The elderly veterans who fought alongside them help tell of the logistical and philosophical struggles to mount an uprising fueled by the frustrations of both the indigenous plantation workers from the South and those who toiled in the North’s copper mines.


The film does a beautiful job of detailing Villa’s and Zapata’s evolution from folk heroes to war leaders—and full-fledged movie star in Villa’s case—warts and all. But the story is told without trampling the beloved myths of these perennial subjects of young Hispanic student essays that evoke loving descriptions of Villa’s crossed bandoliers and breathless hero-worship of Zapata’s battle cry—“It is better to die on your feet than to live on your knees.”


History buffs will appreciate learning more about the United States’ relationship with Mexico at a time when President William Howard Taft’s “dollar diplomacy” had poured more money into Mexico’s coal and copper mines and railroads than Mexico had in all its resources combined. A careful retelling of how Germany sought an alliance with Mexico, and its impact on the United States’ unpopular decision to enter into World War I, gives insight into subtext for strained relations today.


What the documentary lacks in passion it makes up for with an evenhanded telling of history that doesn’t lapse into activism or try to draw parallels between events in the past and what’s happening today.
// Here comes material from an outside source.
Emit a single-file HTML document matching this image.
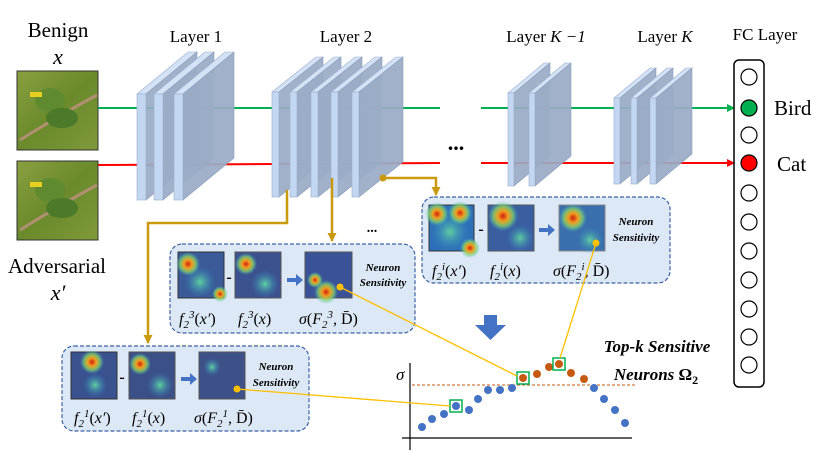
<!DOCTYPE html>
<html><head><meta charset="utf-8"><style>
html,body{margin:0;padding:0;background:#fff;}
svg{display:block;font-family:"Liberation Serif",serif;}
</style></head><body>
<svg width="831" height="471" viewBox="0 0 831 471" xmlns="http://www.w3.org/2000/svg">
<defs>
<radialGradient id="red"><stop offset="0" stop-color="#d02010"/><stop offset="0.35" stop-color="#f0a020"/><stop offset="0.65" stop-color="#8fd060" stop-opacity="0.8"/><stop offset="1" stop-color="#40c0c0" stop-opacity="0"/></radialGradient>
<radialGradient id="cyan"><stop offset="0" stop-color="#60d0a0"/><stop offset="1" stop-color="#3080c0" stop-opacity="0"/></radialGradient>
<linearGradient id="bird" x1="0" y1="0" x2="1" y2="1"><stop offset="0" stop-color="#8aa040"/><stop offset="0.5" stop-color="#6a8a2c"/><stop offset="1" stop-color="#7f9a3a"/></linearGradient>
<marker id="ag" markerWidth="8" markerHeight="8" refX="7" refY="4" orient="auto" markerUnits="userSpaceOnUse"><path d="M0,0 L8,4 L0,8z" fill="#00b050"/></marker>
<marker id="ar" markerWidth="8" markerHeight="8" refX="7" refY="4" orient="auto" markerUnits="userSpaceOnUse"><path d="M0,0 L8,4 L0,8z" fill="#ff0000"/></marker>
<marker id="ay" markerWidth="9" markerHeight="9" refX="8" refY="4.5" orient="auto" markerUnits="userSpaceOnUse"><path d="M0,0 L9,4.5 L0,9z" fill="#c99a10"/></marker>
<symbol id="s1" overflow="visible"><polygon points="0,0 51,-42 60,-42 9,0" fill="#d4e2f6" stroke="#9aaccc" stroke-width="0.6"/><polygon points="9,0 60,-42 60,64 9,106" fill="#9aabc6" fill-opacity="0.93" stroke="#8b9dbb" stroke-width="0.6"/><rect x="0" y="0" width="9" height="106" fill="#c4d7f2" stroke="#9aaccc" stroke-width="0.6"/></symbol>
<symbol id="s2" overflow="visible"><polygon points="0,0 44,-35 51,-35 7,0" fill="#d4e2f6" stroke="#9aaccc" stroke-width="0.6"/><polygon points="7,0 51,-35 51,70 7,105" fill="#9aabc6" fill-opacity="0.93" stroke="#8b9dbb" stroke-width="0.6"/><rect x="0" y="0" width="7" height="105" fill="#c4d7f2" stroke="#9aaccc" stroke-width="0.6"/></symbol>
<symbol id="s3" overflow="visible"><polygon points="0,0 36,-30 42,-30 6,0" fill="#d4e2f6" stroke="#9aaccc" stroke-width="0.6"/><polygon points="6,0 42,-30 42,63 6,93" fill="#9aabc6" fill-opacity="0.93" stroke="#8b9dbb" stroke-width="0.6"/><rect x="0" y="0" width="6" height="93" fill="#c4d7f2" stroke="#9aaccc" stroke-width="0.6"/></symbol>
<symbol id="s4" overflow="visible"><polygon points="0,0 36,-30 42,-30 6,0" fill="#d4e2f6" stroke="#9aaccc" stroke-width="0.6"/><polygon points="6,0 42,-30 42,56 6,86" fill="#9aabc6" fill-opacity="0.93" stroke="#8b9dbb" stroke-width="0.6"/><rect x="0" y="0" width="6" height="86" fill="#c4d7f2" stroke="#9aaccc" stroke-width="0.6"/></symbol>
</defs>

<text x="58" y="37" font-size="21" text-anchor="middle">Benign</text>
<text x="58" y="64" font-size="22" font-style="italic" text-anchor="middle">x</text>
<text x="57" y="273" font-size="21" text-anchor="middle">Adversarial</text>
<text x="58" y="300" font-size="22" font-style="italic" text-anchor="middle">x′</text>
<text x="196" y="42" font-size="17" text-anchor="middle">Layer 1</text>
<text x="346" y="42" font-size="17" text-anchor="middle">Layer 2</text>
<text x="546" y="42" font-size="17" text-anchor="middle">Layer <tspan font-style="italic">K −1</tspan></text>
<text x="665" y="42" font-size="17" text-anchor="middle">Layer <tspan font-style="italic">K</tspan></text>
<text x="765" y="40" font-size="17" text-anchor="middle">FC Layer</text>

<g>
<rect x="17" y="71" width="81" height="79" fill="url(#bird)" stroke="#333" stroke-width="1"/>
<path d="M20,140 Q60,115 97,95" stroke="#b09070" stroke-width="3" fill="none"/>
<ellipse cx="50" cy="100" rx="15" ry="12" fill="#5f8a30"/><ellipse cx="62" cy="118" rx="16" ry="10" fill="#4a7a2a"/>
<rect x="30" y="92" width="12" height="5" fill="#e8d020"/>
<rect x="17" y="161" width="81" height="79" fill="url(#bird)" stroke="#333" stroke-width="1"/>
<path d="M20,230 Q60,205 97,185" stroke="#b09070" stroke-width="3" fill="none"/>
<ellipse cx="50" cy="190" rx="15" ry="12" fill="#5f8a30"/><ellipse cx="62" cy="208" rx="16" ry="10" fill="#4a7a2a"/>
<rect x="30" y="182" width="12" height="5" fill="#e8d020"/>
</g>

<line x1="98" y1="108" x2="440" y2="108" stroke="#00b050" stroke-width="2"/>
<line x1="481" y1="108" x2="734" y2="108" stroke="#00b050" stroke-width="2" marker-end="url(#ag)"/>
<line x1="98" y1="165" x2="440" y2="163" stroke="#ff0000" stroke-width="2"/>
<line x1="481" y1="163" x2="734" y2="163" stroke="#ff0000" stroke-width="2" marker-end="url(#ar)"/>
<text x="456" y="150" font-size="22" font-weight="bold" text-anchor="middle">...</text>

<use href="#s1" x="137" y="94"/><use href="#s1" x="154" y="94"/><use href="#s1" x="174" y="94"/>
<use href="#s2" x="272" y="92"/><use href="#s2" x="290" y="92"/><use href="#s2" x="311" y="92"/><use href="#s2" x="331" y="92"/><use href="#s2" x="352" y="92"/>
<use href="#s3" x="508" y="93"/><use href="#s3" x="529" y="93"/>
<use href="#s4" x="614" y="98"/><use href="#s4" x="631" y="98"/><use href="#s4" x="650" y="98"/>

<rect x="734" y="60" width="30" height="327" rx="5" fill="#fff" stroke="#000" stroke-width="1.5"/>
<g stroke="#000" stroke-width="1.2" fill="#fff">
<circle cx="749" cy="77" r="8"/><circle cx="749" cy="108" r="8" fill="#00b050"/><circle cx="749" cy="135" r="8"/><circle cx="749" cy="163" r="8" fill="#ff0000"/>
<circle cx="749" cy="193" r="8"/><circle cx="749" cy="222" r="8"/><circle cx="749" cy="251" r="8"/><circle cx="749" cy="280" r="8"/><circle cx="749" cy="309" r="8"/><circle cx="749" cy="337" r="8"/><circle cx="749" cy="365" r="8"/>
</g>
<text x="774" y="115" font-size="21">Bird</text>
<text x="777" y="171" font-size="21">Cat</text>

<g stroke="#c99a10" stroke-width="2.5" fill="none">
<polyline points="385,178 436,178 436,195" marker-end="url(#ay)"/>
<line x1="332" y1="178" x2="332" y2="241" marker-end="url(#ay)"/>
<polyline points="287,190 287,223 148,223 148,343" marker-end="url(#ay)"/>
</g>
<circle cx="383" cy="178" r="3.5" fill="#c99a10"/>
<text x="372" y="232" font-size="14" font-weight="bold" text-anchor="middle">...</text>

<g fill="#dce8f5" stroke="#3b62a5" stroke-width="1.2" stroke-dasharray="4,2">
<rect x="422" y="197" width="248" height="86" rx="12"/>
<rect x="170" y="244" width="245" height="89" rx="12"/>
<rect x="62" y="346" width="247" height="85" rx="12"/>
</g>

<g>
<rect x="429" y="205" width="45" height="46" fill="#2e70b8" stroke="#333"/>
<circle cx="450" cy="232" r="20" fill="url(#cyan)"/>
<circle cx="437" cy="214" r="12" fill="url(#red)"/><circle cx="460" cy="213" r="12" fill="url(#red)"/><circle cx="470" cy="248" r="10" fill="url(#red)"/>
<text x="481" y="234" font-size="16" font-weight="bold" text-anchor="middle">-</text>
<rect x="488" y="205" width="46" height="46" fill="#3a5ea0" stroke="#555"/>
<circle cx="520" cy="238" r="14" fill="url(#cyan)"/><circle cx="503" cy="216" r="15" fill="url(#red)"/>
<path d="M539,228 h9 v-4 l7,6 -7,6 v-4 h-9z" fill="#4472c4"/>
<rect x="559" y="205" width="46" height="46" fill="#3a6eac" stroke="#888"/>
<circle cx="590" cy="240" r="14" fill="url(#cyan)"/><circle cx="573" cy="218" r="14" fill="url(#red)"/>
<text x="636" y="225" font-size="11" font-weight="bold" font-style="italic" text-anchor="middle">Neuron</text>
<text x="636" y="241" font-size="11" font-weight="bold" font-style="italic" text-anchor="middle">Sensitivity</text>
<text x="432" y="276" font-size="16" font-style="italic">f<tspan font-size="11" dy="4">2</tspan><tspan font-size="11" dy="-10">i</tspan><tspan dy="6" font-style="normal">(</tspan>x′<tspan font-style="normal">)</tspan></text>
<text x="490" y="276" font-size="16" font-style="italic">f<tspan font-size="11" dy="4">2</tspan><tspan font-size="11" dy="-10">i</tspan><tspan dy="6" font-style="normal">(</tspan>x<tspan font-style="normal">)</tspan></text>
<text x="553" y="276" font-size="16" font-style="italic">σ<tspan font-style="normal">(</tspan>F<tspan font-size="11" dy="4">2</tspan><tspan font-size="11" dy="-10">i</tspan><tspan dy="6" font-style="normal">, D̄)</tspan></text>
</g>
<g>
<rect x="178" y="252" width="46" height="46" fill="#3a5a98" stroke="#333"/>
<circle cx="200" cy="282" r="16" fill="url(#cyan)"/>
<circle cx="188" cy="264" r="12" fill="url(#red)"/><circle cx="220" cy="294" r="8" fill="url(#red)"/>
<text x="229" y="282" font-size="16" font-weight="bold" text-anchor="middle">-</text>
<rect x="235" y="252" width="46" height="46" fill="#3c5290" stroke="#555"/>
<circle cx="265" cy="284" r="14" fill="url(#cyan)"/><circle cx="246" cy="264" r="11" fill="url(#red)"/>
<path d="M287,278 h9 v-4 l7,6 -7,6 v-4 h-9z" fill="#4472c4"/>
<rect x="305" y="252" width="47" height="46" fill="#3a5298" stroke="#555"/>
<circle cx="326" cy="292" r="12" fill="url(#red)"/><circle cx="315" cy="280" r="8" fill="url(#red)"/>
<text x="383" y="271" font-size="11" font-weight="bold" font-style="italic" text-anchor="middle">Neuron</text>
<text x="383" y="286" font-size="11" font-weight="bold" font-style="italic" text-anchor="middle">Sensitivity</text>
<text x="179" y="324" font-size="16" font-style="italic">f<tspan font-size="11" dy="4">2</tspan><tspan font-size="11" dy="-10">3</tspan><tspan dy="6" font-style="normal">(</tspan>x′<tspan font-style="normal">)</tspan></text>
<text x="238" y="324" font-size="16" font-style="italic">f<tspan font-size="11" dy="4">2</tspan><tspan font-size="11" dy="-10">3</tspan><tspan dy="6" font-style="normal">(</tspan>x<tspan font-style="normal">)</tspan></text>
<text x="299" y="324" font-size="16" font-style="italic">σ<tspan font-style="normal">(</tspan>F<tspan font-size="11" dy="4">2</tspan><tspan font-size="11" dy="-10">3</tspan><tspan dy="6" font-style="normal">, D̄)</tspan></text>
</g>
<g>
<rect x="71" y="352" width="46" height="47" fill="#3a5290" stroke="#333"/>
<circle cx="95" cy="385" r="12" fill="url(#cyan)"/><circle cx="92" cy="362" r="12" fill="url(#red)"/>
<text x="122" y="382" font-size="16" font-weight="bold" text-anchor="middle">-</text>
<rect x="129" y="352" width="46" height="47" fill="#3c5088" stroke="#555"/>
<circle cx="160" cy="385" r="13" fill="url(#cyan)"/><circle cx="140" cy="364" r="11" fill="url(#red)"/>
<path d="M181,377 h9 v-4 l7,6 -7,6 v-4 h-9z" fill="#4472c4"/>
<rect x="199" y="352" width="46" height="47" fill="#3e5088" stroke="#555"/>
<circle cx="212" cy="367" r="9" fill="url(#cyan)"/>
<text x="276" y="370" font-size="11" font-weight="bold" font-style="italic" text-anchor="middle">Neuron</text>
<text x="276" y="386" font-size="11" font-weight="bold" font-style="italic" text-anchor="middle">Sensitivity</text>
<text x="74" y="423" font-size="16" font-style="italic">f<tspan font-size="11" dy="4">2</tspan><tspan font-size="11" dy="-10">1</tspan><tspan dy="6" font-style="normal">(</tspan>x′<tspan font-style="normal">)</tspan></text>
<text x="132" y="423" font-size="16" font-style="italic">f<tspan font-size="11" dy="4">2</tspan><tspan font-size="11" dy="-10">1</tspan><tspan dy="6" font-style="normal">(</tspan>x<tspan font-style="normal">)</tspan></text>
<text x="194" y="423" font-size="16" font-style="italic">σ<tspan font-style="normal">(</tspan>F<tspan font-size="11" dy="4">2</tspan><tspan font-size="11" dy="-10">1</tspan><tspan dy="6" font-style="normal">, D̄)</tspan></text>
</g>

<path d="M484,315 h13 v10 h9 l-15.5,15 -15.5,-15 h9z" fill="#4472c4"/>

<line x1="410" y1="363" x2="410" y2="450" stroke="#000" stroke-width="1.2"/>
<line x1="402" y1="438" x2="632" y2="438" stroke="#000" stroke-width="1.2"/>
<text x="396" y="380" font-size="17" font-style="italic">σ</text>
<line x1="412" y1="385" x2="635" y2="385" stroke="#c55a11" stroke-width="1" stroke-dasharray="3,2"/>
<g fill="#4472c4">
<circle cx="422" cy="427" r="4"/><circle cx="432" cy="419" r="4"/><circle cx="444" cy="414" r="4"/><circle cx="456" cy="406" r="4"/><circle cx="469" cy="410" r="4"/><circle cx="478" cy="399" r="4"/><circle cx="488" cy="390" r="4"/><circle cx="500" cy="390" r="4"/><circle cx="512" cy="388" r="4"/><circle cx="594" cy="388" r="4"/><circle cx="604" cy="399" r="4"/><circle cx="615" cy="410" r="4"/><circle cx="625" cy="423" r="4"/>
</g>
<g fill="#c55a11">
<circle cx="523" cy="378" r="4"/><circle cx="537" cy="374" r="4"/><circle cx="549" cy="367" r="4"/><circle cx="559" cy="364" r="4"/><circle cx="571" cy="373" r="4"/><circle cx="584" cy="379" r="4"/>
</g>
<g fill="none" stroke="#00b050" stroke-width="1.5">
<rect x="450" y="400" width="12" height="12"/><rect x="517" y="372" width="12" height="12"/><rect x="553" y="358" width="12" height="12"/>
</g>
<g stroke="#ffc000" stroke-width="1.3">
<line x1="596" y1="243" x2="560" y2="358"/>
<line x1="340" y1="287" x2="517" y2="376"/>
<line x1="237" y1="389" x2="450" y2="406"/>
</g>
<g fill="#ffc000"><circle cx="596" cy="243" r="3.5"/><circle cx="340" cy="287" r="3.5"/><circle cx="237" cy="389" r="3.5"/></g>
<text x="657" y="352" font-size="17" font-weight="bold" font-style="italic" text-anchor="middle">Top-k Sensitive</text>
<text x="656" y="380" font-size="17" font-weight="bold" font-style="italic" text-anchor="middle">Neurons <tspan font-style="normal">Ω</tspan><tspan font-size="12" dy="4" font-style="normal">2</tspan></text>
</svg>
</body></html>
The film graciously allows us to connect those dots for ourselves.


After the 1917 Mexican constitution failed to deliver the unprecedented rights for the poor and worker protections it had promised, unrest gripped Mexico again in the 1930s. The filmmaker shows these frustrations expressing themselves in the cultural renaissance that begat all the wonderful murals and describes the birth of a new culture of organized popular protest against ruling parties.


That culture lives on today. Just last Sunday, tens of thousands marched silently in Mexico City to protest President Felipe Calderon’s failed strategy against the drug gangs that have ravaged the country, killing more than 35,000 people in the process. As “The Storm That Swept Mexico” shows, Mexico’s history of objection to oppressors is not dead and dusty. It is very much alive and playing itself out anew.